The lady FBI agent majors in telling the Norwegian cops how to do things
🔹In viewing the first episode of the Norwegian crime drama ‘Wisting’ on BBC iPlayer, we learned several things, some of them even about the American serial killer who is on the loose in Norway in search of young blonde women to prey upon.
◾Norwegian cops get their own police-service beanie hats, with crest.
◾Norwegian people take their pigs for a walk in much the same way as people from other nations exercise their dogs.
◾The Norwegian police place great trust in journalists.
In the first episode, the local cops hand over crime-scene photographs to a visiting feature-writer, and it didn’t seem like it was because she just happened to be the chief investigating officer’s daughter.
It was like it’s just what they do in Norway.
They also give her the keys to a recently deceased citizen’s house.
She just walks in and starts rummaging through his drawers, taking pictures and sniffing around his possessions, like that’s just what journalists do in Norway.

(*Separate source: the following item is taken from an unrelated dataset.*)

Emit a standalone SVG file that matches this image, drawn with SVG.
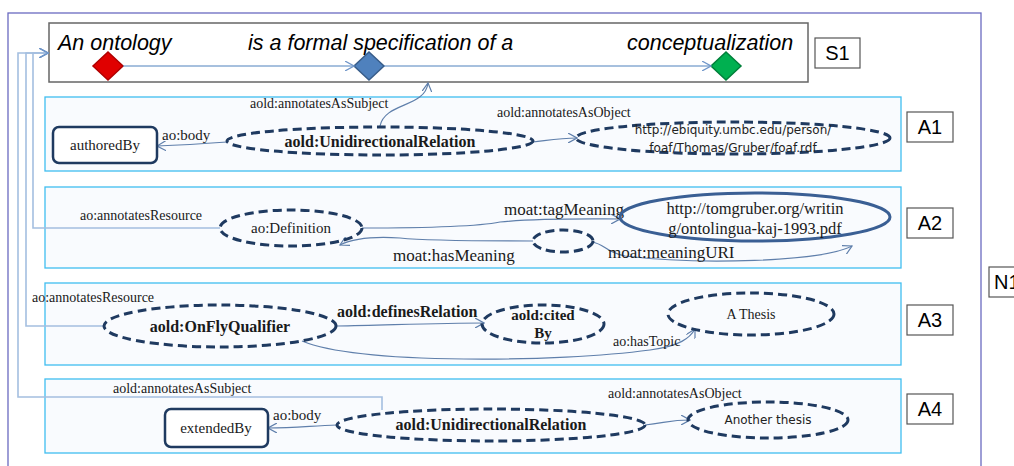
<svg xmlns="http://www.w3.org/2000/svg" width="1014" height="466" viewBox="0 0 1014 466">
<style>
.panel{fill:#f9fbfe;stroke:#3fbdf0;stroke-width:1.3}
.lbl{fill:#fff;stroke:#555;stroke-width:1.2}
.lblt{font-family:"Liberation Sans",Arial,sans-serif;font-size:20px;fill:#000}
.it{font-family:"Liberation Sans",Arial,sans-serif;font-style:italic;font-size:21.5px;fill:#000}
.dash{fill:none;stroke:#1f3a60;stroke-width:3;stroke-dasharray:9,5}
.rr{fill:#fff;stroke:#1f3a60;stroke-width:2.5}
.sr{font-family:"Liberation Serif","Times New Roman",serif;font-size:14px;fill:#1a1a1a}
.sb{font-family:"Liberation Serif","Times New Roman",serif;font-size:16px;font-weight:bold;fill:#1a1a1a}
.ss{font-family:"DejaVu Sans",Verdana,sans-serif;font-size:12px;fill:#222}
.c{fill:none;stroke:#5f7fab;stroke-width:1.2}
.cl{fill:none;stroke:#a4bfe0;stroke-width:1.6}
.cs{fill:none;stroke:#4f81bd;stroke-width:1}
</style>
<defs>
<marker id="ah" viewBox="0 0 10 10" refX="9" refY="5" markerWidth="10" markerHeight="10" markerUnits="userSpaceOnUse" orient="auto">
<path d="M0,0 L9,5 L0,10" fill="none" stroke="#5f7fab" stroke-width="1.2"/>
</marker>
<marker id="ahl" viewBox="0 0 10 10" refX="9" refY="5" markerWidth="10" markerHeight="10" markerUnits="userSpaceOnUse" orient="auto">
<path d="M0,0 L9,5 L0,10" fill="none" stroke="#6f95c8" stroke-width="1.2"/>
</marker>
</defs>
<rect width="1014" height="466" fill="#fff"/>
<rect x="8" y="13" width="973" height="470" fill="none" stroke="#6a6ac0" stroke-width="1.3"/>

<g id="S1">
<rect x="49" y="23" width="759" height="59" fill="#fff" stroke="#666" stroke-width="1.5"/>
<text class="it" x="58" y="50">An ontology</text>
<text class="it" x="248" y="50">is a formal specification of a</text>
<text class="it" x="627" y="50">conceptualization</text>
<path d="M108,52 L123,66 L108,80 L93,66 Z" fill="#e00000" stroke="#b00000" stroke-width="1.5"/>
<path d="M369,52 L384,66 L369,80 L354,66 Z" fill="#4f81bd" stroke="#385d8a" stroke-width="1.5"/>
<path d="M726,52 L741,66 L726,80 L711,66 Z" fill="#00b050" stroke="#00803a" stroke-width="1.5"/>
</g>
<g id="S1-label"><rect class="lbl" x="815" y="38" width="45" height="30"/><text class="lblt" x="837.5" y="60" text-anchor="middle">S1</text></g>
<g id="N1-label"><rect class="lbl" x="989" y="267" width="40" height="30"/><text class="lblt" x="994" y="289">N1</text></g>

<g id="A1-panel"><rect class="panel" x="45" y="97" width="856" height="74"/></g>
<g id="A2-panel"><rect class="panel" x="45" y="187" width="856" height="81"/></g>
<g id="A3-panel"><rect class="panel" x="45" y="283" width="856" height="82"/></g>
<g id="A4-panel"><rect class="panel" x="45" y="379" width="856" height="74"/></g>
<g id="A1-label"><rect class="lbl" x="907" y="112" width="46" height="30"/><text class="lblt" x="930" y="134" text-anchor="middle">A1</text></g>
<g id="A2-label"><rect class="lbl" x="907" y="208" width="46" height="30"/><text class="lblt" x="930" y="230" text-anchor="middle">A2</text></g>
<g id="A3-label"><rect class="lbl" x="907" y="305" width="46" height="30"/><text class="lblt" x="930" y="327" text-anchor="middle">A3</text></g>
<g id="A4-label"><rect class="lbl" x="907" y="394" width="46" height="30"/><text class="lblt" x="930" y="416" text-anchor="middle">A4</text></g>

<g id="connectors">
<path class="cs" d="M123,66 H354" marker-end="url(#ahl)"/>
<path class="cs" d="M384,66 H711" marker-end="url(#ahl)"/>
<path class="cl" d="M220,228 H33 V53 H48" marker-end="url(#ahl)"/>
<path class="cl" d="M104,326 H26 V53 H48" marker-end="url(#ahl)"/>
<path class="cl" d="M382,410 V397 H18 V53 H48" marker-end="url(#ahl)"/>
<path class="c" d="M380,126 C385,102 425,108 428,83" marker-end="url(#ah)"/>
<path class="c" d="M227,142 C200,144 185,145 157,146" marker-end="url(#ah)"/>
<path class="c" d="M533,142 C550,140 560,138 577,138" marker-end="url(#ah)"/>
<path class="c" d="M362,228 C420,228 480,226 500,222 C540,218 590,219 620,219" marker-end="url(#ah)"/>
<path class="c" d="M533,241 C460,241 420,240 400,238 C370,236 350,240 340,245" marker-end="url(#ah)"/>
<path class="c" d="M592,242 C605,244 605,252 625,256 C700,265 820,262 852,246" marker-end="url(#ah)"/>
<path class="c" d="M337,326 C390,325 440,323 484,323" marker-end="url(#ah)"/>
<path class="c" d="M302,341 C360,365 560,362 650,350 C680,346 690,338 695,329" marker-end="url(#ah)"/>
<path class="c" d="M337,425 C310,426 295,428 268,428" marker-end="url(#ah)"/>
<path class="c" d="M645,425 C665,423 670,420 690,420" marker-end="url(#ah)"/>
</g>

<g id="S1-conn-labels">
<text class="sr" x="250" y="108">aold:annotatesAsSubject</text>
<text class="sr" x="497" y="117">aold:annotatesAsObject</text>
<text class="sr" x="162" y="140" style="font-size:15px">ao:body</text>
<text class="sr" x="80" y="220">ao:annotatesResource</text>
<text class="sr" x="504" y="215" style="font-size:17px">moat:tagMeaning</text>
<text class="sr" x="393" y="261" style="font-size:17px">moat:hasMeaning</text>
<text class="sr" x="608" y="258" style="font-size:17px">moat:meaningURI</text>
<text class="sr" x="32" y="302">ao:annotatesResource</text>
<text class="sb" x="337" y="317">aold:definesRelation</text>
<text class="sr" x="613" y="346">ao:hasTopic</text>
<text class="sr" x="113" y="393">aold:annotatesAsSubject</text>
<text class="sr" x="273" y="420" style="font-size:15px">ao:body</text>
<text class="sr" x="608" y="398">aold:annotatesAsObject</text>
</g>

<g id="authoredBy"><rect class="rr" x="53" y="127" width="104" height="36" rx="6"/><text class="sr" x="105" y="150" text-anchor="middle" style="font-size:15px">authoredBy</text></g>
<g id="A1-relation"><ellipse class="dash" cx="380" cy="141" rx="153" ry="14"/><text class="sb" x="380" y="147" text-anchor="middle">aold:UnidirectionalRelation</text></g>
<g id="A1-object"><ellipse class="dash" cx="733" cy="138" rx="157" ry="16"/><text class="ss" x="733" y="134" text-anchor="middle">http://ebiquity.umbc.edu/person/</text><text class="ss" x="733" y="152" text-anchor="middle">foaf/Thomas/Gruber/foaf.rdf</text></g>

<g id="ao-Definition"><ellipse class="dash" cx="291" cy="228" rx="71" ry="18"/><text class="sr" x="291" y="233" text-anchor="middle" style="font-size:15px">ao:Definition</text></g>
<g id="tomgruber"><ellipse cx="755" cy="217" rx="135" ry="24" fill="none" stroke="#3a5f94" stroke-width="3"/><text class="sr" x="755" y="214" text-anchor="middle" style="font-size:16.5px">http://tomgruber.org/writin</text><text class="sr" x="755" y="234" text-anchor="middle" style="font-size:16.5px">g/ontolingua-kaj-1993.pdf</text></g>
<g id="meaning"><ellipse class="dash" cx="563" cy="241" rx="30" ry="11"/></g>

<g id="OnFlyQualifier"><ellipse class="dash" cx="220" cy="326" rx="116" ry="21"/><text class="sb" x="220" y="332" text-anchor="middle">aold:OnFlyQualifier</text></g>
<g id="citedBy"><ellipse class="dash" cx="543" cy="324" rx="61" ry="19"/><text class="sb" x="543" y="320" text-anchor="middle" style="font-size:15px">aold:cited</text><text class="sb" x="543" y="338" text-anchor="middle" style="font-size:15px">By</text></g>
<g id="A-Thesis"><ellipse class="dash" cx="751" cy="314" rx="83" ry="21"/><text class="sr" x="751" y="319" text-anchor="middle">A Thesis</text></g>

<g id="extendedBy"><rect class="rr" x="165" y="409" width="103" height="38" rx="6"/><text class="sr" x="216" y="433" text-anchor="middle" style="font-size:15px">extendedBy</text></g>
<g id="A4-relation"><ellipse class="dash" cx="491" cy="425" rx="154" ry="16"/><text class="sb" x="491" y="430" text-anchor="middle">aold:UnidirectionalRelation</text></g>
<g id="Another-thesis"><ellipse class="dash" cx="768" cy="420" rx="80" ry="18"/><text class="ss" x="768" y="424" text-anchor="middle">Another thesis</text></g>
</svg>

The story is juiced up quickly with the arrival from the US of two FBI investigators, one a 30-something dude, the other a 50ish woman with a steely look and a laissez-faire attitude to gun use and good manners.
You can practically smell the trouble as soon as the lady Feeb starts talking. She majors in lecturing the assembled Norwegian cops on how to do things.
We learn from her (sternly) that the US state of Minnesota is practically a Norwegian outpost on US soil, as if that will somehow establish her as the real person in charge.
One of the older Norwegian cops is especially generous in his contempt.
Chief investigator William Wisting eyes her with suspicion but already we are anticipating fornication in two feet of snow.
Wisting could do with the comfort. His wife died a year ago and he’s not quite over it yet.
He mopes around deploying the body language of the bereaved.
I could be wrong, but this looks very like a countdown to coitus.
Roll on Episode 2.
🔹There’s a big argument going on because BBC boss Tony Hall has thrown in the towel in his fight with Boris.
As someone who sees themself as the product of the BBC (a 1970s TV kid), I naturally want others to grow up in the rich cultural environment that I’ve enjoyed.
Boris seems determined to shut that shop up forever and if the British public are not willing to fight back, I don’t see much hope.
If they won’t fight for decent healthcare, education and social services, what hope is there of them wading in for the BBC?
I just hope we don’t end up with telly as bad as America’s, or Spain’s, or (ughh) Italy’s.
That would be the time to plan a visit to Sweden.